Reproduce nothing but the lines from the start of the material through the line that includes "(0,0) rectangle (1270,654);", both ends included, and omit every picture.

□ □ □ □ □

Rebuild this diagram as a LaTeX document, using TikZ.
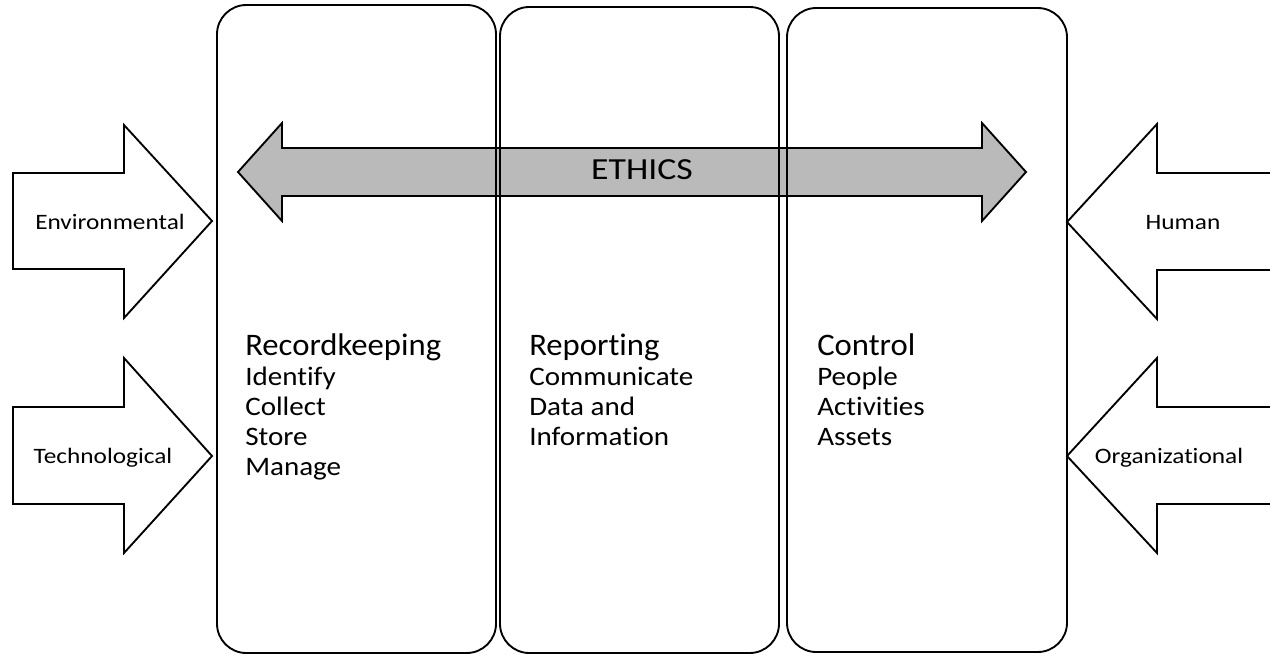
\documentclass[tikz,border=0pt]{standalone}
\usepackage{fontspec}
\setmainfont{Carlito}[Ligatures=NoCommon]
\definecolor{ethicsgray}{RGB}{186,186,186}
% horizontally widened text
\newcommand{\xwide}[2]{\scalebox{#1}[1]{#2}}
\tikzset{
  outline/.style={draw=black, line width=1.4pt, line join=miter},
  panel/.style={draw=black, line width=1.4pt, rounded corners=22pt},
  sidelabel/.style={font=\fontsize{16.5}{19}\selectfont, inner sep=0pt, anchor=base},
  heading/.style={font=\fontsize{23.5}{27}\selectfont, anchor=base west, inner sep=0pt},
  body/.style={font=\fontsize{20}{22.5}\selectfont, anchor=base west, inner sep=0pt},
}
\begin{document}
\begin{tikzpicture}[x=0.75pt, y=-0.75pt]
\useasboundingbox (0,0) rectangle (1270,654);

% two-headed ETHICS arrow (drawn first so the panel edges run across it)
\draw[outline, fill=ethicsgray]
  (238,172) -- (282,123) -- (282,148) -- (982,148) -- (982,123) -- (1026,172)
  -- (982,221) -- (982,196) -- (282,196) -- (282,221) -- cycle;
\node[font=\fontsize{23}{26}\selectfont, inner sep=0pt, anchor=base] (ethics) at (642,179) {\xwide{1.165}{ETHICS}};

% three process panels
\draw[panel] (217,5) rectangle (496,653);
\draw[panel] (500,7) rectangle (779,653);
\draw[panel] (787,8) rectangle (1067,652);

% influences from the left
\draw[outline, fill=white]
  (13,173) -- (124,173) -- (124,125) -- (212,221) -- (124,318) -- (124,269) -- (13,269) -- cycle;
\node[sidelabel] (env) at (110,229) {\xwide{1.15}{Environmental}};
\draw[outline, fill=white]
  (13,407) -- (124,407) -- (124,358) -- (212,456) -- (124,553) -- (124,504) -- (13,504) -- cycle;
\node[sidelabel] (tech) at (103,463) {\xwide{1.15}{Technological}};

% influences from the right
\draw[outline, fill=white]
  (1270,173) -- (1157,173) -- (1157,124) -- (1067,222) -- (1157,319) -- (1157,270) -- (1270,270);
\node[sidelabel] (human) at (1183,229) {\xwide{1.15}{Human}};
\draw[outline, fill=white]
  (1270,407) -- (1157,407) -- (1157,358) -- (1067,456) -- (1157,553) -- (1157,504) -- (1270,504);
\node[sidelabel] (org) at (1169,463) {\xwide{1.15}{Organizational}};

% panel texts (body nodes sit on the baseline of their last line)
\node[heading] (rk) at (245,355) {\xwide{1.043}{Recordkeeping}};
\node[body] (rkitems) at (245,475)
  {\xwide{1.09}{\begin{tabular}[b]{@{}l@{}}Identify\\Collect\\Store\\Manage\end{tabular}}};
\node[heading] (rep) at (529,355) {\xwide{1.043}{Reporting}};
\node[body] (repitems) at (529,445)
  {\xwide{1.09}{\begin{tabular}[b]{@{}l@{}}Communicate\\Data and\\Information\end{tabular}}};
\node[heading] (ctl) at (817,355) {\xwide{1.043}{Control}};
\node[body] (ctlitems) at (817,445)
  {\xwide{1.09}{\begin{tabular}[b]{@{}l@{}}People\\Activities\\Assets\end{tabular}}};
\end{tikzpicture}
\end{document}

□ □ □ □ □

▸ Solution below
Rebuild this diagram as a LaTeX document, using TikZ.
\documentclass[tikz,border=0pt]{standalone}
\usepackage{fontspec}
\setmainfont{Carlito}[Ligatures=NoCommon]
\definecolor{ethicsgray}{RGB}{186,186,186}
% horizontally widened text
\newcommand{\xwide}[2]{\scalebox{#1}[1]{#2}}
\tikzset{
  outline/.style={draw=black, line width=1.4pt, line join=miter},
  panel/.style={draw=black, line width=1.4pt, rounded corners=22pt},
  sidelabel/.style={font=\fontsize{16.5}{19}\selectfont, inner sep=0pt, anchor=base},
  heading/.style={font=\fontsize{23.5}{27}\selectfont, anchor=base west, inner sep=0pt},
  body/.style={font=\fontsize{20}{22.5}\selectfont, anchor=base west, inner sep=0pt},
}
\begin{document}
\begin{tikzpicture}[x=0.75pt, y=-0.75pt]
\useasboundingbox (0,0) rectangle (1270,654);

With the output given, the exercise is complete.